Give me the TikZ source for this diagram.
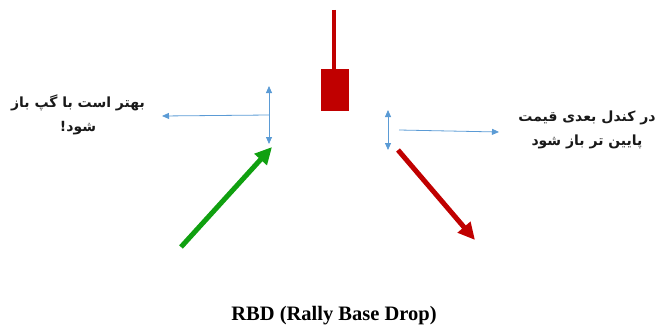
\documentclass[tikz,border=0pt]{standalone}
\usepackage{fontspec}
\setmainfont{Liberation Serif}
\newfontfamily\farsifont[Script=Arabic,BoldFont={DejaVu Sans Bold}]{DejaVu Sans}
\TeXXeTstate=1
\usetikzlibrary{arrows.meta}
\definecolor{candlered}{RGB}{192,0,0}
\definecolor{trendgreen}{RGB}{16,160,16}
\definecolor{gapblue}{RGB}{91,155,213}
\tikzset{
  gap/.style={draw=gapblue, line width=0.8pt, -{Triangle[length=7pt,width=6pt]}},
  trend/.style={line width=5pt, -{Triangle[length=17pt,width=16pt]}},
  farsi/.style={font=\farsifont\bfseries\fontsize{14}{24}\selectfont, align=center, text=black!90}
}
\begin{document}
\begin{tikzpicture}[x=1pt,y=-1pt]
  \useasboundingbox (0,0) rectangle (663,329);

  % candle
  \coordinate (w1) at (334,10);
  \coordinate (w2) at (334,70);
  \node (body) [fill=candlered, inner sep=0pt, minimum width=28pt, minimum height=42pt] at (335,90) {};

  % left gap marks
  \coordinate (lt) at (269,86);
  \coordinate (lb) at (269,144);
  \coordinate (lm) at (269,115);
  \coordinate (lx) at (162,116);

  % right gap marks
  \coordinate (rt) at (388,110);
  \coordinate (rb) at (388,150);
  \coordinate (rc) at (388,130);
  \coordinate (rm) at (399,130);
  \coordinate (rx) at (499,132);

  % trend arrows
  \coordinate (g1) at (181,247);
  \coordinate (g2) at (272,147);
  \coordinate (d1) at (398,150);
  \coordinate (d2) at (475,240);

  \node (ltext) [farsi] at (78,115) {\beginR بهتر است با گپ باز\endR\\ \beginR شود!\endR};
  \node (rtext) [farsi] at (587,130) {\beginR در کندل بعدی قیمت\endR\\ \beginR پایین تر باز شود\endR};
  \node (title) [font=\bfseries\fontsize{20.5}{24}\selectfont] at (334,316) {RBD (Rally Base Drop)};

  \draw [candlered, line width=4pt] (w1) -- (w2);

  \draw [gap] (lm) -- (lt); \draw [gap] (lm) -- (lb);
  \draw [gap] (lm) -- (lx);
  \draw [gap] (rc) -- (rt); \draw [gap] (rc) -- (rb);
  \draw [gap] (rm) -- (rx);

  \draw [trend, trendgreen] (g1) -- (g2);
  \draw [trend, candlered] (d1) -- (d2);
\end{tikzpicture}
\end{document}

··········

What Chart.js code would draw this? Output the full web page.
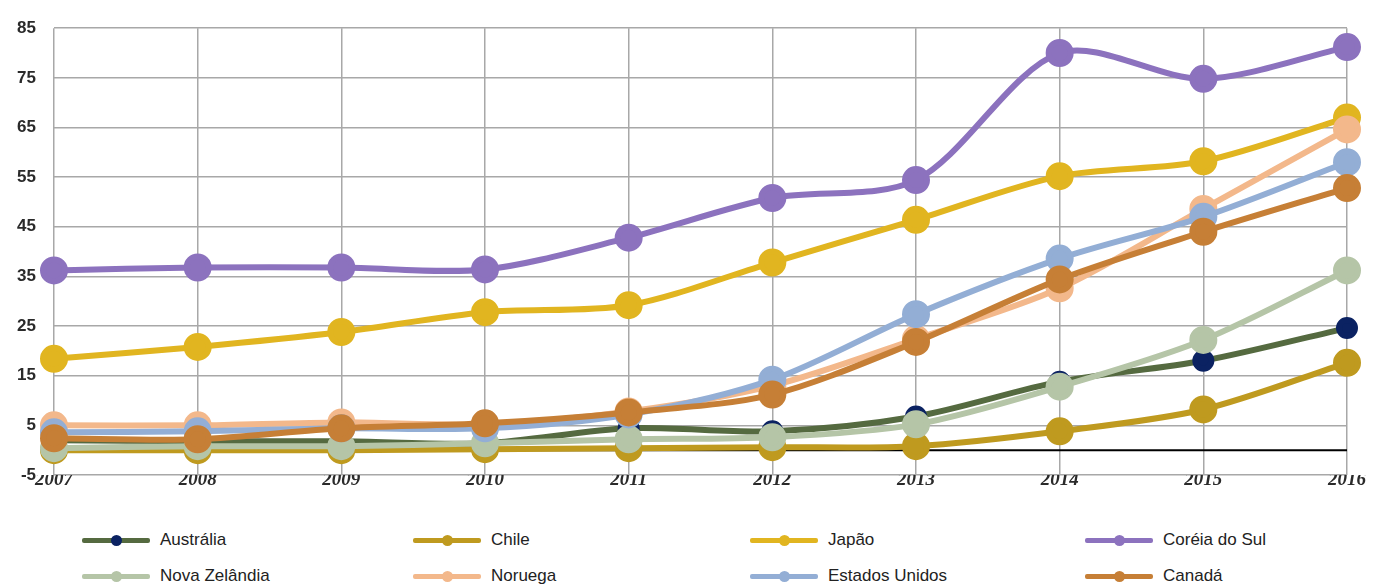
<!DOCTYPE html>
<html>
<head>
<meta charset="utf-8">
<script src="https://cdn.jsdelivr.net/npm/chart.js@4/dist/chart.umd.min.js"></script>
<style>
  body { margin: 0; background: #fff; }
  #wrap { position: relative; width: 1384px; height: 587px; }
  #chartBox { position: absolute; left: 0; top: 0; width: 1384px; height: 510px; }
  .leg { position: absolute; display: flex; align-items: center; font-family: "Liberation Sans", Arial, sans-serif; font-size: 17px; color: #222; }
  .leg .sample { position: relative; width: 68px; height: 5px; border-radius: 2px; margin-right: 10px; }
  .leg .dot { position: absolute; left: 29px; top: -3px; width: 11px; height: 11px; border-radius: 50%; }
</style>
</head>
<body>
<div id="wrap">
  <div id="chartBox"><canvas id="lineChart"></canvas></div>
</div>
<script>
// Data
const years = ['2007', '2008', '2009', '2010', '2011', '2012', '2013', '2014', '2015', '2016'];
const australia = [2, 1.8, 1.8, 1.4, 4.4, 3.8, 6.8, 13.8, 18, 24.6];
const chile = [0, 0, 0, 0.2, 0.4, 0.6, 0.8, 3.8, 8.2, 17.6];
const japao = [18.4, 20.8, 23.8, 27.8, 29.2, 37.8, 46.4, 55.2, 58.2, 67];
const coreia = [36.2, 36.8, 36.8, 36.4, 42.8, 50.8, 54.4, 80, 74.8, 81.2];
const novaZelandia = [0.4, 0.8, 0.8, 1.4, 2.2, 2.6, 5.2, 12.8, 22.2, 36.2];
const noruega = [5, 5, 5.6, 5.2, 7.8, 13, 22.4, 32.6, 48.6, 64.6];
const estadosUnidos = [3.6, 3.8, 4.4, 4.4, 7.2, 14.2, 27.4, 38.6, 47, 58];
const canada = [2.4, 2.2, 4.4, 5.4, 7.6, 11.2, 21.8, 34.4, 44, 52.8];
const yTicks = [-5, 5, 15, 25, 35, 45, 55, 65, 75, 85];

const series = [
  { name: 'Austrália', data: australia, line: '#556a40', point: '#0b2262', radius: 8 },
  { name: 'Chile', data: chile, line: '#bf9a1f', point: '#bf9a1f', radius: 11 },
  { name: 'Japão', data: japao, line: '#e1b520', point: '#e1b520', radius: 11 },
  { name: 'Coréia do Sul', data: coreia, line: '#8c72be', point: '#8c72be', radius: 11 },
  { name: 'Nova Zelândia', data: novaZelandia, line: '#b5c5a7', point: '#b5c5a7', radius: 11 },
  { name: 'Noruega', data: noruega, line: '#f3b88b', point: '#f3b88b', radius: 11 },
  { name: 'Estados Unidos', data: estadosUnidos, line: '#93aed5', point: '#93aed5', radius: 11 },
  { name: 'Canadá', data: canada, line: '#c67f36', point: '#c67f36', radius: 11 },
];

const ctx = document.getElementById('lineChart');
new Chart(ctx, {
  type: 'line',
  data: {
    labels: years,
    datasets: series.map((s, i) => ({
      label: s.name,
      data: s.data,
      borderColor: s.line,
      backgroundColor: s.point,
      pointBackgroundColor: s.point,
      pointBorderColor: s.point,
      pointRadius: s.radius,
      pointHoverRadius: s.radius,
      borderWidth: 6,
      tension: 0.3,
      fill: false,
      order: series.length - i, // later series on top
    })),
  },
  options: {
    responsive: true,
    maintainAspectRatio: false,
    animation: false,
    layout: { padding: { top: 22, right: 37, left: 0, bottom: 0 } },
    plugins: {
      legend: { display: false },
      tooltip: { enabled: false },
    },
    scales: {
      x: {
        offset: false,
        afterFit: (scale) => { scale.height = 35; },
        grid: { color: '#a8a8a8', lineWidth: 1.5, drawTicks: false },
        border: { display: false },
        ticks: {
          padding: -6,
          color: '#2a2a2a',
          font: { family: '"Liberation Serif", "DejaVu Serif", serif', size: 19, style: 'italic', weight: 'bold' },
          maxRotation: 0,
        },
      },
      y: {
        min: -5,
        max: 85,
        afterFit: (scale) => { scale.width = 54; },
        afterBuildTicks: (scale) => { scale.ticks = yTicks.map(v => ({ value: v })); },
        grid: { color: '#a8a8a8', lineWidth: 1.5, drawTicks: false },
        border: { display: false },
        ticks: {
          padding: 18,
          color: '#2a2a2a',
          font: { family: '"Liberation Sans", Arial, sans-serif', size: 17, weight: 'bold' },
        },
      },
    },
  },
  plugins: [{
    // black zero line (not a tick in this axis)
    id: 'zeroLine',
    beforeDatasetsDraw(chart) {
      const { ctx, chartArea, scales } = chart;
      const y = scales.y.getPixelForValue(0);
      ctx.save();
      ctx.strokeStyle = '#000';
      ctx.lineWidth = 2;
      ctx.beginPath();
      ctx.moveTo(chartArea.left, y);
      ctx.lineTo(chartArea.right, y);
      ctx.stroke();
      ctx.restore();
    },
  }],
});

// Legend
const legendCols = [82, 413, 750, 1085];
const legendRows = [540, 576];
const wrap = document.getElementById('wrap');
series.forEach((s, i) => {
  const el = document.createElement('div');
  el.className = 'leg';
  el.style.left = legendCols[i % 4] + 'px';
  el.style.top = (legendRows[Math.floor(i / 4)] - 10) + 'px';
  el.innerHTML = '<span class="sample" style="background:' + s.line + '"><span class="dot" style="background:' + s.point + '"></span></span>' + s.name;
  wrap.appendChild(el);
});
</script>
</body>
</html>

··········

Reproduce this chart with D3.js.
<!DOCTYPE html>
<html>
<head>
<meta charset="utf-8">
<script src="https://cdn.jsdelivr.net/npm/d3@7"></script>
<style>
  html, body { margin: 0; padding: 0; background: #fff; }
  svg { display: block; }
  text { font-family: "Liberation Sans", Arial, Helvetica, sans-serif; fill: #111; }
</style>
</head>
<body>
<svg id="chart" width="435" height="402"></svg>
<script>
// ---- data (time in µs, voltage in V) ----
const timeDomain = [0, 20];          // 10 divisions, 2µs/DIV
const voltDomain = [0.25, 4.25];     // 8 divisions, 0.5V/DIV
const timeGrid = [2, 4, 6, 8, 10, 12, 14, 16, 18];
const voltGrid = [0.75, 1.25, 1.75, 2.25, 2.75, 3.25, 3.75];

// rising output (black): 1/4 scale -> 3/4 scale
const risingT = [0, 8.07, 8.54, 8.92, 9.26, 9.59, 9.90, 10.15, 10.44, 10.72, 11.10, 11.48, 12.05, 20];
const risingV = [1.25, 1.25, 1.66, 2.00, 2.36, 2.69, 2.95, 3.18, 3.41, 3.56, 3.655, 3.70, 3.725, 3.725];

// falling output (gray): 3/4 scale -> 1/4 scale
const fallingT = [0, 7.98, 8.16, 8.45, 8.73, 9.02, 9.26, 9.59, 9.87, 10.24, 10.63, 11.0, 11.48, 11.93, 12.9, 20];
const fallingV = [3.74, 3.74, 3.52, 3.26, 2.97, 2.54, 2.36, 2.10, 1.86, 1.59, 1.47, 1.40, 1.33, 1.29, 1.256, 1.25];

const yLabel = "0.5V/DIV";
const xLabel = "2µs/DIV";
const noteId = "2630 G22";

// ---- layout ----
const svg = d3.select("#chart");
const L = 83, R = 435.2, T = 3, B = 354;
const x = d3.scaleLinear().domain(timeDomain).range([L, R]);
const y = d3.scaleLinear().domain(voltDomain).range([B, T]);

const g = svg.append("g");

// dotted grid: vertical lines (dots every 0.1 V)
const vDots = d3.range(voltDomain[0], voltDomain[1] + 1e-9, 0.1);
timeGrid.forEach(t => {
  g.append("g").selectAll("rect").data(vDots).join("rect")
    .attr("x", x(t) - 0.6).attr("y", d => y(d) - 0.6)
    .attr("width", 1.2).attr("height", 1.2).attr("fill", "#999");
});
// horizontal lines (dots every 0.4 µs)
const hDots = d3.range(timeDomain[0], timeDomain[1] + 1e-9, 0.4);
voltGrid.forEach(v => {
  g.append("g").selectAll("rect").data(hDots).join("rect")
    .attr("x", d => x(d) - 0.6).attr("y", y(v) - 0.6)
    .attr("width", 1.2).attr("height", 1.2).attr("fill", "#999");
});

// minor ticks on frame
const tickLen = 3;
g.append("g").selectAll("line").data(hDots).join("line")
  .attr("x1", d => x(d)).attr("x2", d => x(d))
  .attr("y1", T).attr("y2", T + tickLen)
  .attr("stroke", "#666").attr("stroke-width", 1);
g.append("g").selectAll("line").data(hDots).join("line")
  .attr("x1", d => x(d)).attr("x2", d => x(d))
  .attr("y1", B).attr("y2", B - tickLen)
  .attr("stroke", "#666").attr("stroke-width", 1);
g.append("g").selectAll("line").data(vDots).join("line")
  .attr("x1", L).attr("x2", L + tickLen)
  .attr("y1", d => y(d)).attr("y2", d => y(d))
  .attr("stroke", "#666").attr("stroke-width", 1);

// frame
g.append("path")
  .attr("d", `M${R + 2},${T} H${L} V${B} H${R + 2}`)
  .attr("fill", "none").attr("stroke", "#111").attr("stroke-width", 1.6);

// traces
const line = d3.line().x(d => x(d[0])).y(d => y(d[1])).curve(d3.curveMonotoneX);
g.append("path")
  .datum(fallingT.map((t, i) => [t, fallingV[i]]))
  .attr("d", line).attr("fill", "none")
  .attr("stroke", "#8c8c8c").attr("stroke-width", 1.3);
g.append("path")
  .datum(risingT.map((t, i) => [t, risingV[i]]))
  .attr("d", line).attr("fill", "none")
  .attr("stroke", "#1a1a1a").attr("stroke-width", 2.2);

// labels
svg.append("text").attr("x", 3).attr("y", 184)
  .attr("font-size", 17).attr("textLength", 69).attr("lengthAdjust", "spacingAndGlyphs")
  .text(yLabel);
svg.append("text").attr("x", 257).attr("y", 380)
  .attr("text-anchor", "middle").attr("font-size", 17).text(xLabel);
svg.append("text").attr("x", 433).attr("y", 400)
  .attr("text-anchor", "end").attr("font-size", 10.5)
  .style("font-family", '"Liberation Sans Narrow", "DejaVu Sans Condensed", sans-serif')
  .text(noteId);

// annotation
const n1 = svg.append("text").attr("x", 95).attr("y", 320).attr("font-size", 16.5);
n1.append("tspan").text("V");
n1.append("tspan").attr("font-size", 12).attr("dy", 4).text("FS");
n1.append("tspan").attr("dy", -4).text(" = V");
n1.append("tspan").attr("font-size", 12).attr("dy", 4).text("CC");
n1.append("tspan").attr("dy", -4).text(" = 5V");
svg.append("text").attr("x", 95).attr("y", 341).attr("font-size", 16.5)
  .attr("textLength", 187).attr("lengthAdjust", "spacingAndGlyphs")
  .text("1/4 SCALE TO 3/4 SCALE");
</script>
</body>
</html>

··········

→ **Given instruction**: Filter the records down to the lines that contain the string "this", and copy those lines.

→ **Response to the task**:
Give me the TikZ source for this diagram.
What Chart.js code would draw this? Output the full web page.
    // black zero line (not a tick in this axis)
Reproduce this chart with D3.js.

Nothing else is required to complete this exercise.